I just had to tell you that it looks really cool. The best part to me though is the lettering. What text is that? Or did you free hand it? Way awesome!!


----------



## spidermonkey (Jul 29, 2008)

very cool


----------



## Uruk-Hai (Nov 4, 2006)

Thanks everyone! I'm glad that you all like it. I never dreamed that it would be such an undertaking - not hard but time consuming.



beelce said:


> OUTSTANDING.!!!....That thing looks huge...nice work...Is there enough contrast in the lettering to show well at night?

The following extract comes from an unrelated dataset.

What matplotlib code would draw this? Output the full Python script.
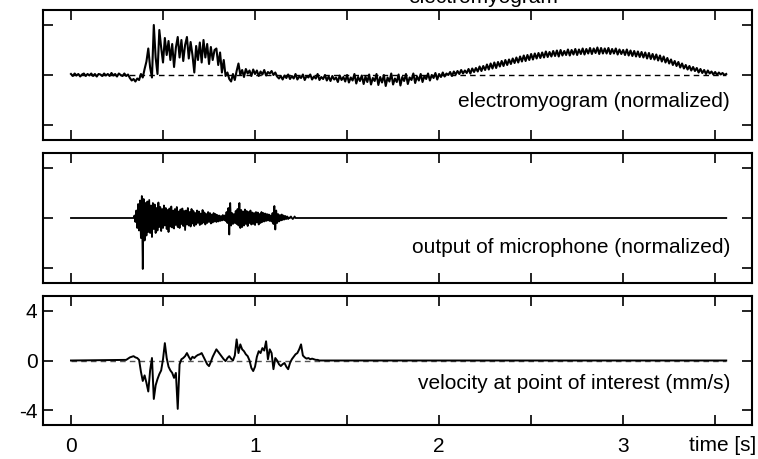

I hope so. I did want the lettering to look like it was carved out of the wood which is why I went that way. I'm doing a lighting test tomorrow night and I'm going to try and through some side or under lighting on it which should throw the lettering into relief. If not I'm toying with the idea of painting in the letters a bright red. We'll see.


----------



## Hauntiholik (May 17, 2006)

Spooks said:


> I just had to tell you that it looks really cool. The best part to me though is the lettering. What text is that? Or did you free hand it? Way awesome!!


He used the ZOMBIE HOLOCAUST font by Chad Savage.
http://www.sinisterfonts.com/

Fabulous sign Uruk-Hai!!!!


----------



## Uruk-Hai (Nov 4, 2006)

Sorry. Yes the main font is Zombie Holocaust (which I love and use a lot) and the other one is "You Murderer" from BlamBot fonts. BlamBot has got a ton of really great fonts.


----------



## Lady Nyxie (Aug 30, 2006)

Superb sign!


----------



## NickG (Sep 12, 2006)

that's whoop-ash !


----------



## Blastin (Aug 20, 2007)

Looks fantastic man. Great Job!


----------



## ScreamingScarecrow (Oct 1, 2008)

You have made yourself a really awesome sign! I hope your lettering stands out!
maybe black light responsive paint?? Anyway super cool job!


----------



## AzKittie74 (Aug 10, 2007)

Fanfreakintastic! that is awesome! I want one, can you have it made and here my Halloween? hehe jk. but if you can I'll take it! haha


----------



## Ghostess (Aug 21, 2005)

Wow... it looks absolutely fantastic!


----------



## Uruk-Hai (Nov 4, 2006)

ScreamingScarecrow said:


> You have made yourself a really awesome sign! I hope your lettering stands out!
> maybe black light responsive paint?? Anyway super cool job!


Thanks again everyone. I did a trial set-up on Sunday and with haunt lighting (lower and off to the side) it does show up. I like the idea of black light paint and for next year I'll see about painting the letters blood red and then an overcoat of clear black light responsive paint that would glow red. That should really stand out.


----------



## Nancj (Sep 7, 2007)

that is the coolest sign I've ever seen. you did a magnificient job!!!


----------



## DoctorShadow (Sep 18, 2008)

Love the sign!! Awesome job!!


----------



## biggnboog (Oct 11, 2008)

awesome more talent than I could possibly hope for


----------